Dorothy Mayhall | |
Nationality: | American |
Education: | University of Iowa |
Field: | Sculpture, Museum Administration |
Dorothy Mayhall (1925–1995) was an American museum director and sculptor. She worked at art museums in New York and Connecticut, primarily exhibiting contemporary art.
Mayhall hailed from Oregon. She went to high school in Omaha, Nebraska, where she was an honors student and worked on the yearbook.[1] [2] She earned her undergraduate degree from the University of Iowa.[3]
Unable to make a living from her sculpting, she went back to college and got a master's degree in art history. She was awarded a Fulbright scholarship and went to Paris, France. When her funds ran out, she returned to the United States and got a job at the University of Omaha. Determined to escape what she felt was a "cultural desert", she enlisted in the Women's Army Corps for two years. After the period was over, she was told that if she remained in the Corps, she could be sent to the place of her choice, anywhere in the world, so she re-enlisted and went to Japan. While there, she visited museums, learned about oriental art and met Japanese artists, calling the time a "fabulous experience".

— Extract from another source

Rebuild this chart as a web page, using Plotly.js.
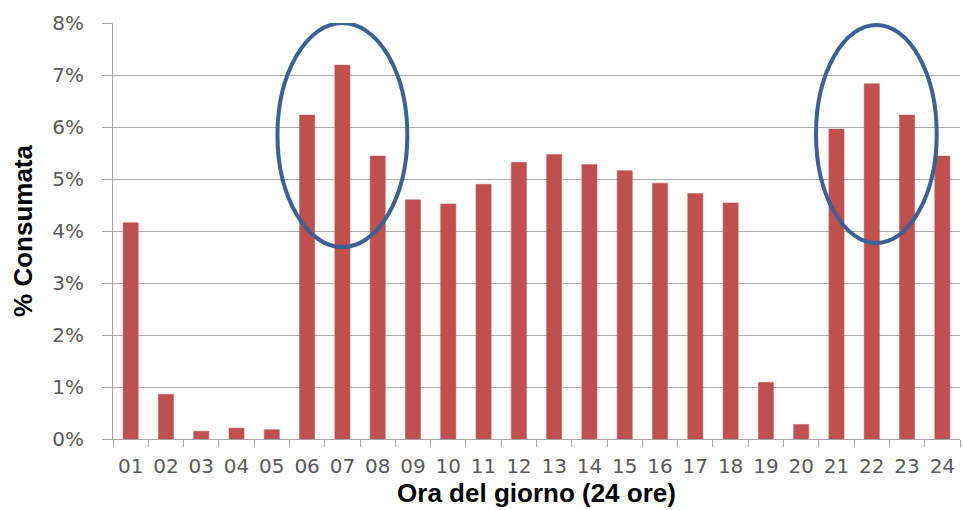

Once released from active duty in the army, she moved to New York and got a job at the Museum of Modern Art after working briefly at Time-Life.In the mid-1960s, Larry Aldrich offered her the job of director at his new museum in Ridgefield, Connecticut. She was the first director of the "Old Hundred", as the museum was briefly called. The name was changed to the Aldrich Museum of Contemporary Art[4] before being changed again to its present name. Mayhall stayed at the Aldrich Museum for six years before leaving to work at Storm King. She later returned to the Aldrich.
Through a mutual friend, she met Ralph E. Ogden and his wife, who had built Storm King, and they became friends. Mayhall became the director of the Storm King Art Center in 1972.[5] Located in upstate New York, about an hour north of New York City, it had few galleries, but had extensive grounds suitable for displaying monumental art. Part of Mayhall's job was to organize the installation of art that weighed tons.[6]
Mayhall had a solo exhibition of her own work at the Sachs Gallery in New York in 1972.[7]
Mayhall's last job was director of art at the Stamford Museum and Nature Center in Stamford, Connecticut, where she worked for 12 years. At the Stamford Museum, she had successful solo exhibits with the work of Cletus Johnson, Reuben Nakian and Nicholas Krushenick,[8] the last two, former residents of Stamford. Her last studio space was with the Loft Artists Association,[9] at the former Yale and Towne factory in the South End of Stamford.[10]
There is a folder of Mayhall's papers at the Smithsonian American Art Museum.[11] A year after Mayhall's death, the Stamford Museum's "New Art Annual '96", a show and competition, gave an award in Mayhall's honor. The piece that won the award was by painter Joan Wheeler and was titled, "I Always Wanted to Be a Redhead".[12]